No doubt, I like the drip on the letters.....:rockn:


----------



## kacey1 (Feb 27, 2009)

thanks lol


----------



## kacey1 (Feb 27, 2009)

hers a link ware you can make your one http://cooltext.com/


----------



## cigaro (Dec 18, 2008)

It's kinda flashy.....hahaha


----------



## phreebsd (Dec 16, 2004)

i made this one with Gimp yesterday - you can light a smoke off of it!


----------



## phreebsd (Dec 16, 2004)

I also made this one.

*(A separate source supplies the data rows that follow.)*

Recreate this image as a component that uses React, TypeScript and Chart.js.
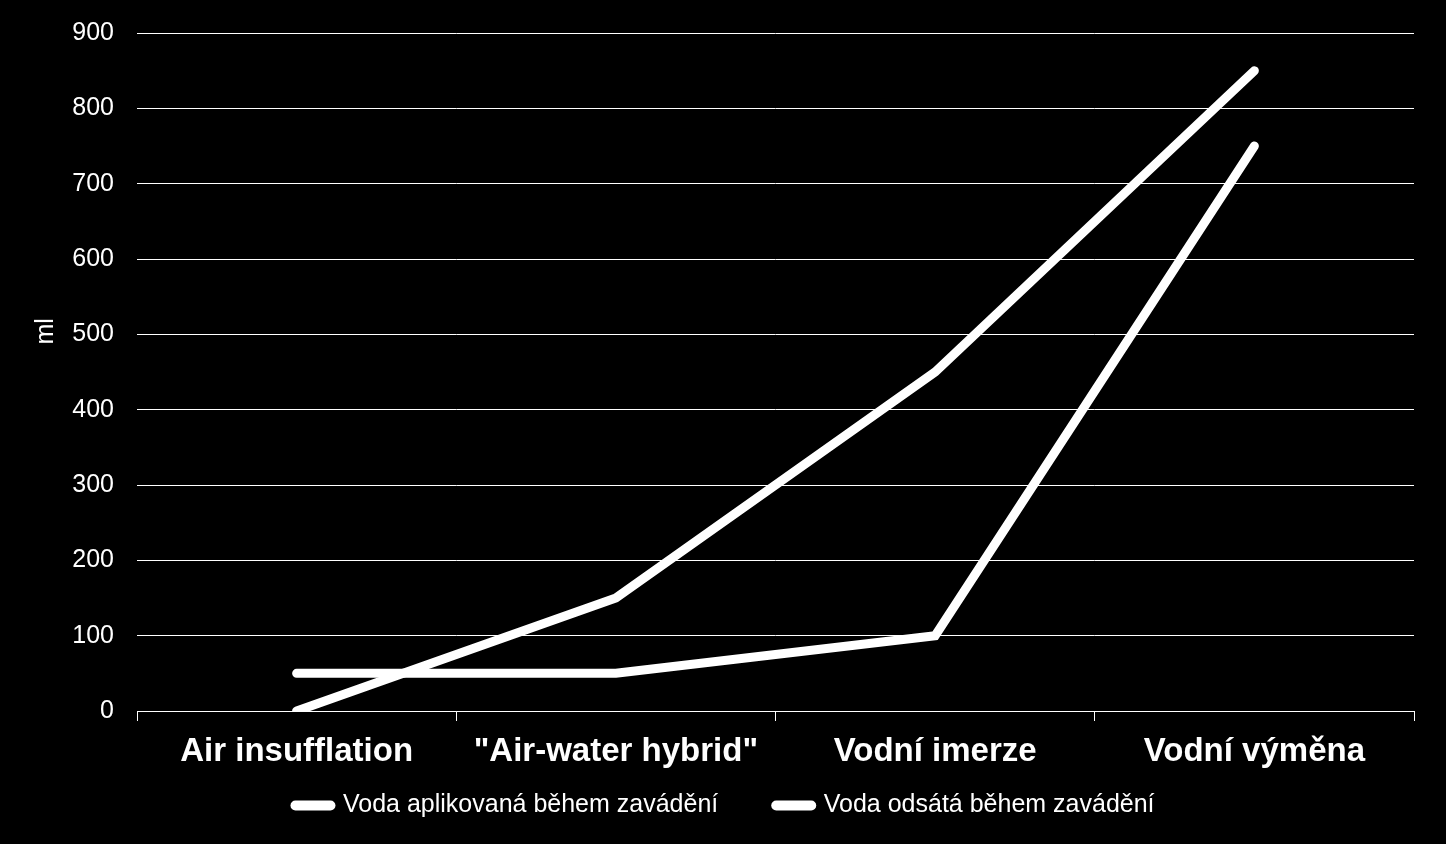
import React, { useEffect, useRef } from "react";
import { Chart, registerables } from "chart.js";

Chart.register(...registerables);

const categories = ['Air insufflation', '"Air-water hybrid"', 'Vodní imerze', 'Vodní výměna'];
const seriesNames = ['Voda aplikovaná během zavádění', 'Voda odsátá během zavádění'];
const appliedWater = [0, 150, 450, 850];
const suctionedWater = [50, 50, 100, 750];
const yTitle = 'ml';
const yMin = 0;
const yMax = 900;
const yStep = 100;

const FONT = '"Liberation Sans", Arial, sans-serif';

export default function App() {
  const ref = useRef<HTMLCanvasElement>(null);

  useEffect(() => {
    document.body.style.margin = '0';
    document.body.style.background = '#000';
    const canvas = ref.current!;

    const layoutPlugin = {
      id: 'layoutPlugin',
      afterLayout(chart: any) {
        const lg = chart.legend;
        if (lg) {
          const h = lg.bottom - lg.top;
          lg.top = 735;
          lg.bottom = 735 + h;
          lg.left += 18;
          lg.right += 18;
        }
      },
      afterDraw(chart: any) {
        const ctx = chart.ctx;
        ctx.save();
        ctx.fillStyle = '#fff';
        ctx.font = `25px ${FONT}`;
        ctx.textAlign = 'center';
        ctx.textBaseline = 'middle';
        const a = chart.chartArea;
        ctx.translate(46, a.top + (a.bottom - a.top) * 0.44);
        ctx.rotate(-Math.PI / 2);
        ctx.fillText(yTitle, 0, 0);
        ctx.restore();
      },
    };

    const chart = new Chart(canvas, {
      type: 'line',
      data: {
        labels: categories,
        datasets: [
          {
            label: seriesNames[0],
            data: appliedWater,
            borderColor: '#fff',
            backgroundColor: '#fff',
            borderWidth: 9,
            borderCapStyle: 'round',
            pointRadius: 0,
            pointStyle: 'line',
            tension: 0,
          },
          {
            label: seriesNames[1],
            data: suctionedWater,
            borderColor: '#fff',
            backgroundColor: '#fff',
            borderWidth: 9,
            borderCapStyle: 'round',
            pointRadius: 0,
            pointStyle: 'line',
            tension: 0,
          },
        ],
      },
      options: {
        responsive: false,
        animation: false,
        devicePixelRatio: 1,
        layout: { padding: { top: 33, right: 32, bottom: -30, left: 0 } },
        plugins: {
          tooltip: { enabled: false },
          legend: {
            position: 'bottom',
            labels: {
              color: '#fff',
              font: { family: FONT, size: 25 },
              usePointStyle: true,
              pointStyle: 'line',
              pointStyleWidth: 35,
              boxWidth: 35,
              padding: 58,
              generateLabels: (c: any) =>
                (Chart.defaults.plugins.legend.labels.generateLabels as any)(c).map((l: any) => ({
                  ...l,
                  lineCap: 'round',
                  lineWidth: 10,
                })),
            },
          },
        },
        scales: {
          x: {
            offset: true,
            afterFit(scale: any) {
              scale.height = 70;
            },
            grid: {
              display: true,
              offset: true,
              drawOnChartArea: false,
              drawTicks: true,
              tickLength: 10,
              color: '#fff',
              lineWidth: 1,
            },
            border: { display: true, color: '#fff', width: 1 },
            ticks: {
              color: '#fff',
              font: { family: FONT, size: 33, weight: 'bold' },
              padding: 11,
              maxRotation: 0,
              autoSkip: false,
            },
          },
          y: {
            min: yMin,
            max: yMax,
            afterFit(scale: any) {
              scale.width = 137;
              scale.paddingTop = 0;
              scale.paddingBottom = 0;
            },
            grid: {
              color: '#fff',
              lineWidth: 1,
              drawTicks: false,
            },
            border: { display: false },
            ticks: {
              stepSize: yStep,
              color: '#fff',
              font: { family: FONT, size: 25 },
              padding: 23,
            },
          },
        },
      },
      plugins: [layoutPlugin],
    } as any);

    return () => chart.destroy();
  }, []);

  return (
    <div style={{ width: 1446, height: 844, background: '#000' }}>
      <canvas ref={ref} width={1446} height={844} style={{ display: 'block' }} />
    </div>
  );
}
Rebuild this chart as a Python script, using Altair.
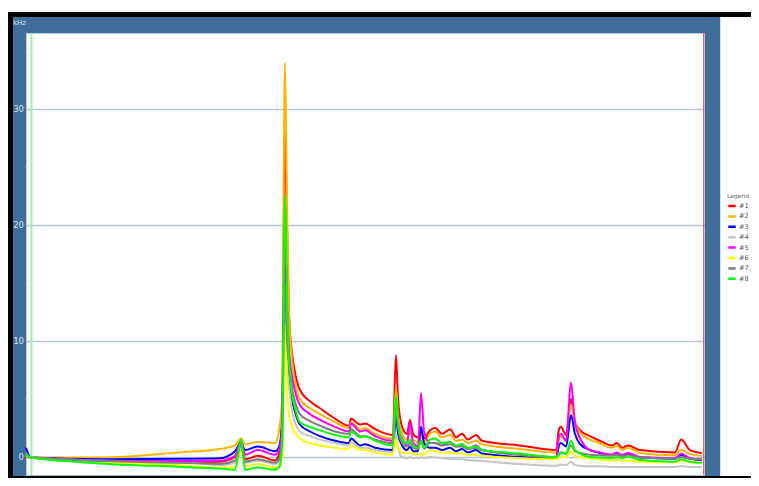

You can chill a drink with it..


----------



## kacey1 (Feb 27, 2009)

lol funny


----------



## kacey1 (Feb 27, 2009)

STOGI said:


> It's kinda flashy.....hahaha


 
keep on staring at it you will want to buy some MudInMyBlood Swag :rockn:


----------



## sookiesmacker (Mar 19, 2009)

kacey1 said:


> my Avatar is BIG but cool lol
> :rockn::rockn::rockn::rockn::rockn::rockn::rockn::rockn::rockn::rockn:


SURE.

That's what all of us males tend to think.




Just sayin'


----------



## brutalized (Feb 23, 2009)

Had a chance to play around in Paint Shop Pro


----------



## sookiesmacker (Mar 19, 2009)

brutalized said:


> Had a chance to play around in Paint Shop Pro


And all you could do was a little red x???!!!!!!!!



I THOUGHT I WAS SLOW.






Just sayin'


----------



## brutalized (Feb 23, 2009)

It shows for me, even in your post.






















sookiesmacker said:


> I THOUGHT I WAS SLOW.


So did I!


----------



## IBBruin (Feb 10, 2009)

That's odd. I didn't see the flames until you posted again with sookie's quote.


----------



## brutalized (Feb 23, 2009)

The first post was a file uploaded from my pc and attached in the post, I used photobucket for the second post....I'm not sure what happened to the first one :thinking:


----------